Al centro della storia c’è un bambino di dieci anni, Johannes “Jojo” Betzler (Roman Griffin Davis al suo esordio) orfano del padre e in casa con la madre Rosie, la Scarlett Johansonn dalle perenni labbra rosse. Accanto a lui l’amico immaginario che un bambino che si rispetti si porta in giro, solo che in questo caso, a riprova del martellante indottrinamento della propaganda nazista, quell’amico è un tantino particolare: è Adolf Hitler, interpretato dallo stesso regista. Maschera comica che fa il vezzo al potere con fare buffonesco, senza dimenticarne fanatismo e razzismo. L’ironia salverà il mondo e una risata seppellirà miti affatto redenti, smontati e rimontati ad altezza bambino.

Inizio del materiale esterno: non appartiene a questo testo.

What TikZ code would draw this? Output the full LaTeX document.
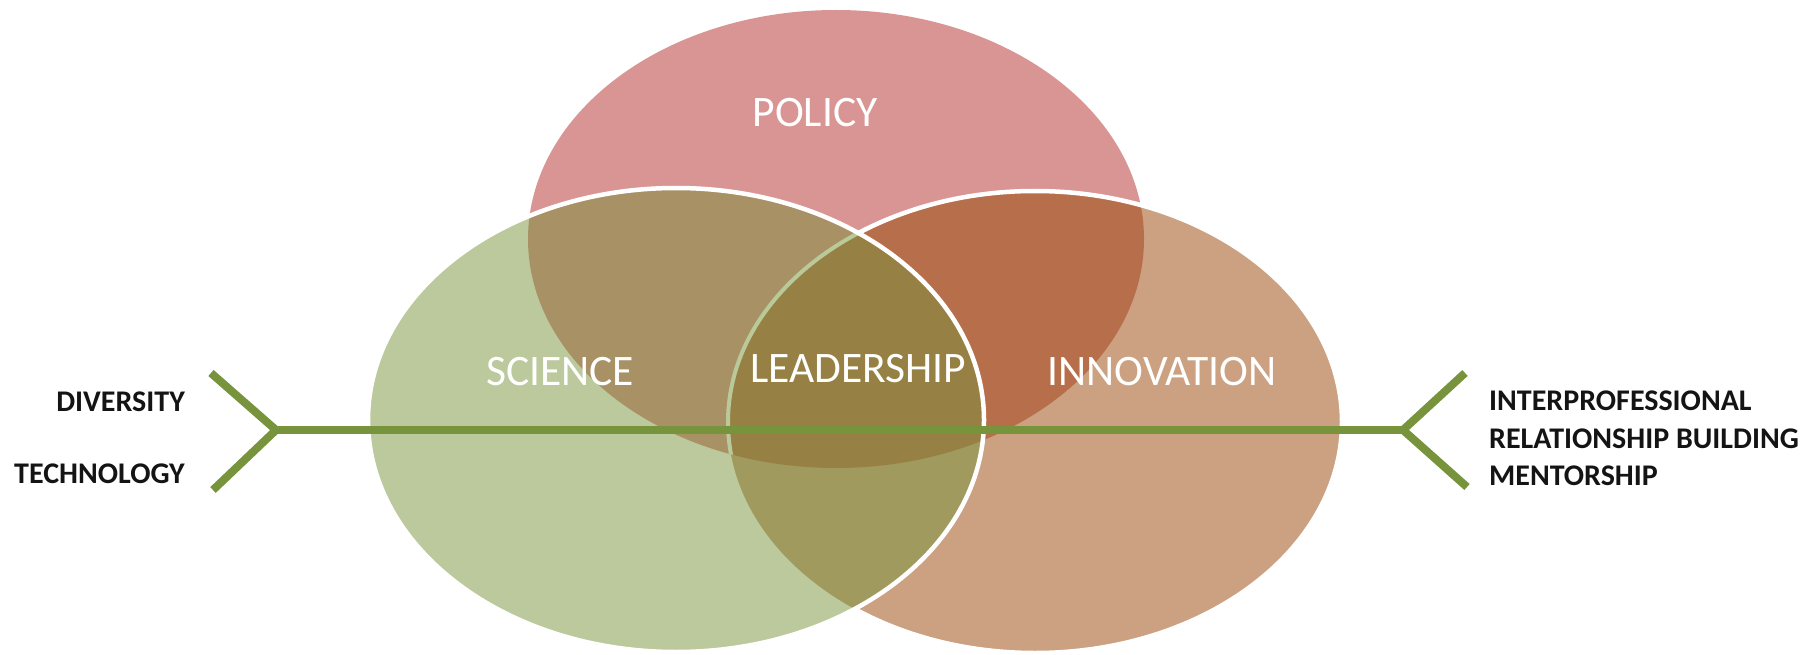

In mezzo la guerra, la gioventù hitleriana, le amicizie e le dinamiche di gruppo: Jojo non vorrà uccidere un coniglio, divenendo per sempre “Rabbit”.

Deciso a mostrarsi per quello che sente d’essere, soldato e bandiera della Germania nazista, sfida il gruppo brandendo una granata che, lanciata, gli rimbalzerà sui piedi. Esito: rimarrà sfregiato in viso, con una gamba zoppicante e l’appellativo “Rabbit” ancora appeso al collo. Ma tant’è.

La narrazione è farsesca a tratti, ma senza mai sbracare; in punta di piedi si mescolano grandi sentimenti e grandi storie. E in punta di piedi entra in scena Elsa Korr (Thomasin McKenzie) la compagna di classe della sorella deceduta. È ebrea, tenuta nascosta dalla madre in casa sua! Jojo non riesce a crederci: lui ariano, nazista tutto d’un pezzo, che deve spartire la sua casa con un’ebrea. Che lo fa riflettere: denunciarla significherebbe mettere in pericolo la madre e lui stesso. Da lì un crescendo, scena dopo scena, fino alla liberazione e all’ingresso a Berlino degli Alleati: una liberazione fisica della città che segna la fine della Seconda guerra mondiale e che marca la narrazione segnando anche la liberazione di Jojo dalle sue verità.

Alla fine, infatti, Jojo comprenderà bene la vera natura di quell’Hitler lì e lo caccerà dalla finestra con una pedata; scenderà in strada, allora, con l’amica reale, quell’ebrea di cui s’era pure innamorato, e balleranno come avrebbe voluto fare la madre, oppositrice politica, impiccata in piazza ed esposta come monito per tutti. Ai suoi piedi Jojo piangerà: lacrime dure. Uno strappo d’affetti cui si unirà quello del suo comandante e formatore, il Capitano Klenzendorf (Sam Rockwell), che lo salverà a costo della vita. In mezzo il compagno d’avventure, Yorki, un orsetto Yoghi in carne e ossa che renderà tutto quell’inferno una passeggiata di spensieratezza.
Balleranno questi bravi attori; balleranno come gli uomini liberi che sentono la musica e trasferiscono il sorriso. Le tragedie hanno date, nomi, cognomi, luoghi: le si possono raccontare come meglio si desidera. Quel che conta è non dimenticare. Mai.